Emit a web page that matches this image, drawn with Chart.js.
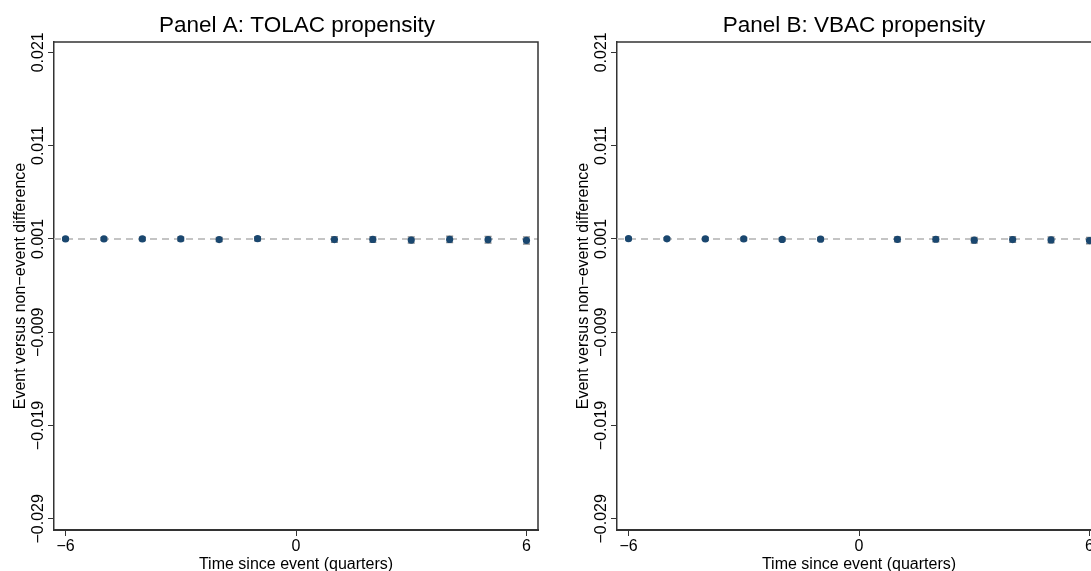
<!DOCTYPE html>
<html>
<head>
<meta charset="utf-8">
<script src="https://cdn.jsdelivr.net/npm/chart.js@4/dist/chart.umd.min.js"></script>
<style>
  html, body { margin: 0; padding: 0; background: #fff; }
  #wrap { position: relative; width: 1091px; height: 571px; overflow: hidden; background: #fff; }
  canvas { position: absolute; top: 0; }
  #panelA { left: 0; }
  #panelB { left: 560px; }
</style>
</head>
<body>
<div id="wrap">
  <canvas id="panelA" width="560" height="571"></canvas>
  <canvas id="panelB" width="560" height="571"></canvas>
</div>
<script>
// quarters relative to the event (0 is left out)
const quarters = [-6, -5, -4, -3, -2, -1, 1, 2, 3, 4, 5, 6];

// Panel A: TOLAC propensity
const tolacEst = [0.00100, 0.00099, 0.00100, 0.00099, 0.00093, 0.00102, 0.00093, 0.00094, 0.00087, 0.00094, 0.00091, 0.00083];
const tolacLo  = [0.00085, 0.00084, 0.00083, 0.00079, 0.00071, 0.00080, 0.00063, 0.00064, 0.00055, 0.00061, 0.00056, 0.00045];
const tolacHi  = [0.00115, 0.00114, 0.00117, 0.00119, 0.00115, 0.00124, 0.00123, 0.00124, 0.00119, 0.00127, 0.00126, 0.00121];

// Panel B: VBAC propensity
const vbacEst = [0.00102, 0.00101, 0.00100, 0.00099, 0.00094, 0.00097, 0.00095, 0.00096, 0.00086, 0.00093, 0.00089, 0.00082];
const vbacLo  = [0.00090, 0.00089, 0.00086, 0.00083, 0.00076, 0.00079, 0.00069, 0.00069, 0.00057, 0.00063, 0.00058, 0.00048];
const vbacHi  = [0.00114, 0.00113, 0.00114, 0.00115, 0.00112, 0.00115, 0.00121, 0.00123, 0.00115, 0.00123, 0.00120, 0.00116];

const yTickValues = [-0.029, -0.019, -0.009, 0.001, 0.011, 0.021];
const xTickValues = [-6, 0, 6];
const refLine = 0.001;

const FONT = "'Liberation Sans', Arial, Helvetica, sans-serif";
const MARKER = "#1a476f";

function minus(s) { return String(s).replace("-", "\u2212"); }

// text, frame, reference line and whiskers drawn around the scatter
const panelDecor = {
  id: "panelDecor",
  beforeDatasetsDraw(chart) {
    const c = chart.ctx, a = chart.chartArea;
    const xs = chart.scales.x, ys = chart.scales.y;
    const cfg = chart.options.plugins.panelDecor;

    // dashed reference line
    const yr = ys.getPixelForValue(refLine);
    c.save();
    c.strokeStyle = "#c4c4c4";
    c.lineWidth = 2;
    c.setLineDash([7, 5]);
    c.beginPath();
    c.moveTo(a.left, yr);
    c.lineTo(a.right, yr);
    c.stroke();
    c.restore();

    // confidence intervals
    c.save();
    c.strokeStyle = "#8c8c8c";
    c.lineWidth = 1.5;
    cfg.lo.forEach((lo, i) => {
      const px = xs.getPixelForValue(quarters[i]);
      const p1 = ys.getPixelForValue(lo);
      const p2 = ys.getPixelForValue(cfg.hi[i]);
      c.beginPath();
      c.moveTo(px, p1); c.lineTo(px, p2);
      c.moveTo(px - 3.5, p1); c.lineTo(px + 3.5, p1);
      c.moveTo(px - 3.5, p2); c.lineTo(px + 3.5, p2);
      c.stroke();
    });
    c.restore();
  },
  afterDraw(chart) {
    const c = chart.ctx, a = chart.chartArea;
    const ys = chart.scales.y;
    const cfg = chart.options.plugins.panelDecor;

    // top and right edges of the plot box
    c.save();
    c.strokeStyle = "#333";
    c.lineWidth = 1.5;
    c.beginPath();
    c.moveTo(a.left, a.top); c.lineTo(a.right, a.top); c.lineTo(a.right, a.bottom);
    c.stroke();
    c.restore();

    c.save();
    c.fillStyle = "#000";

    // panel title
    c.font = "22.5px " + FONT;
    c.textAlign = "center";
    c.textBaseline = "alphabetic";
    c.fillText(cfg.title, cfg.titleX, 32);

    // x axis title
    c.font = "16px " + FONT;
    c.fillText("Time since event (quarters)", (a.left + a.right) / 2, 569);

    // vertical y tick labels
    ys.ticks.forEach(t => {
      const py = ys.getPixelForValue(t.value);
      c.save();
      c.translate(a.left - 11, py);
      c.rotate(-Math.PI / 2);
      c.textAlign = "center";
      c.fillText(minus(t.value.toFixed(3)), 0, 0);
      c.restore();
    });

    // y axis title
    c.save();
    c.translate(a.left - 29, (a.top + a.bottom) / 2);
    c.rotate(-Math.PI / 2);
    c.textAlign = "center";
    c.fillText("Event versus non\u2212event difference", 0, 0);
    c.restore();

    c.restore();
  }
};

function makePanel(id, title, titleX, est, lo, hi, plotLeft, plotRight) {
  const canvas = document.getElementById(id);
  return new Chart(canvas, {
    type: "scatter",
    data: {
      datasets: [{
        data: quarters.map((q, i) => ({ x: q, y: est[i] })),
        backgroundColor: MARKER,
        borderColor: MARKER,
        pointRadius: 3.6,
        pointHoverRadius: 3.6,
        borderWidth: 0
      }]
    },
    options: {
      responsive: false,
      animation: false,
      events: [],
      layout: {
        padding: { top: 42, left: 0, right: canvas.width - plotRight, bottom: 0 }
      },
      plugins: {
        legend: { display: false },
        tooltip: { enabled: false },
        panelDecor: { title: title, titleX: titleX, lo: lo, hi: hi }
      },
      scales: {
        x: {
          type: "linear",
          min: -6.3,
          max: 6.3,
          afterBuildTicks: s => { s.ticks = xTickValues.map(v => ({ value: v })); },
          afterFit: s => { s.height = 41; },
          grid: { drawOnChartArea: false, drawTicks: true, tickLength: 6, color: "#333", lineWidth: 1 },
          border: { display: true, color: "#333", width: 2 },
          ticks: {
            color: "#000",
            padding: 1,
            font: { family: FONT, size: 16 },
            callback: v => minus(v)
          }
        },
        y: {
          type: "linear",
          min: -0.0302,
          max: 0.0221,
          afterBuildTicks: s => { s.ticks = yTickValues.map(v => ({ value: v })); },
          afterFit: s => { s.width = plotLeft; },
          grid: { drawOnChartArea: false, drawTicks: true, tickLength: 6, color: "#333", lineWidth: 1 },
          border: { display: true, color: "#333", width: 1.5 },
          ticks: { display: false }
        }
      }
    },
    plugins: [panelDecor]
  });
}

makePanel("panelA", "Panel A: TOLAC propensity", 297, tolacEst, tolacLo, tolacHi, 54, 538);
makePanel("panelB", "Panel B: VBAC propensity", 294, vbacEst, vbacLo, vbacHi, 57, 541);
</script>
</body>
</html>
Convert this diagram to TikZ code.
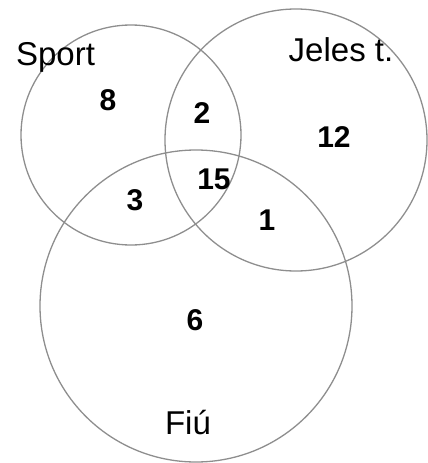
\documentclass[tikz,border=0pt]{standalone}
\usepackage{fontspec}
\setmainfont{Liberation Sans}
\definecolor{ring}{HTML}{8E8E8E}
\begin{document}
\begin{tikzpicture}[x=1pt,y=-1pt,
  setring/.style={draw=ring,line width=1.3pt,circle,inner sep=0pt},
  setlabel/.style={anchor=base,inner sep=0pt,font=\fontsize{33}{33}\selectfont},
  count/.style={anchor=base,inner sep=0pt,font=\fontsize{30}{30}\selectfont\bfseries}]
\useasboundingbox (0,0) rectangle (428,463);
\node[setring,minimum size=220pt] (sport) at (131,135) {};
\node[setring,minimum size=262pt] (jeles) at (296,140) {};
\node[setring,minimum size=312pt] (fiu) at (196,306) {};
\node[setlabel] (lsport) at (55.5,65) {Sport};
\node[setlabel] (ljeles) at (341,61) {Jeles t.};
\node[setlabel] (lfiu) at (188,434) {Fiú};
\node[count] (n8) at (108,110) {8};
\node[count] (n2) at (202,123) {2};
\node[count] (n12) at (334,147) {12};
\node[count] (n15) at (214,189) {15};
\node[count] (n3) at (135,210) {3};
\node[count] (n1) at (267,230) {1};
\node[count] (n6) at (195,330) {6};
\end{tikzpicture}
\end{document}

☆ ☆ ☆ ☆

▶ [The task]: Go back to the entries above and restate word for word every line from the first through the one that contains "2, 3, 4, 5, 6];", leaving the pictures behind.

▶ [Reply to the task]:
Emit a web page that matches this image, drawn with Chart.js.
<!DOCTYPE html>
<html>
<head>
<meta charset="utf-8">
<script src="https://cdn.jsdelivr.net/npm/chart.js@4/dist/chart.umd.min.js"></script>
<style>
  html, body { margin: 0; padding: 0; background: #fff; }
  #wrap { position: relative; width: 1091px; height: 571px; overflow: hidden; background: #fff; }
  canvas { position: absolute; top: 0; }
  #panelA { left: 0; }
  #panelB { left: 560px; }
</style>
</head>
<body>
<div id="wrap">
  <canvas id="panelA" width="560" height="571"></canvas>
  <canvas id="panelB" width="560" height="571"></canvas>
</div>
<script>
// quarters relative to the event (0 is left out)
const quarters = [-6, -5, -4, -3, -2, -1, 1, 2, 3, 4, 5, 6];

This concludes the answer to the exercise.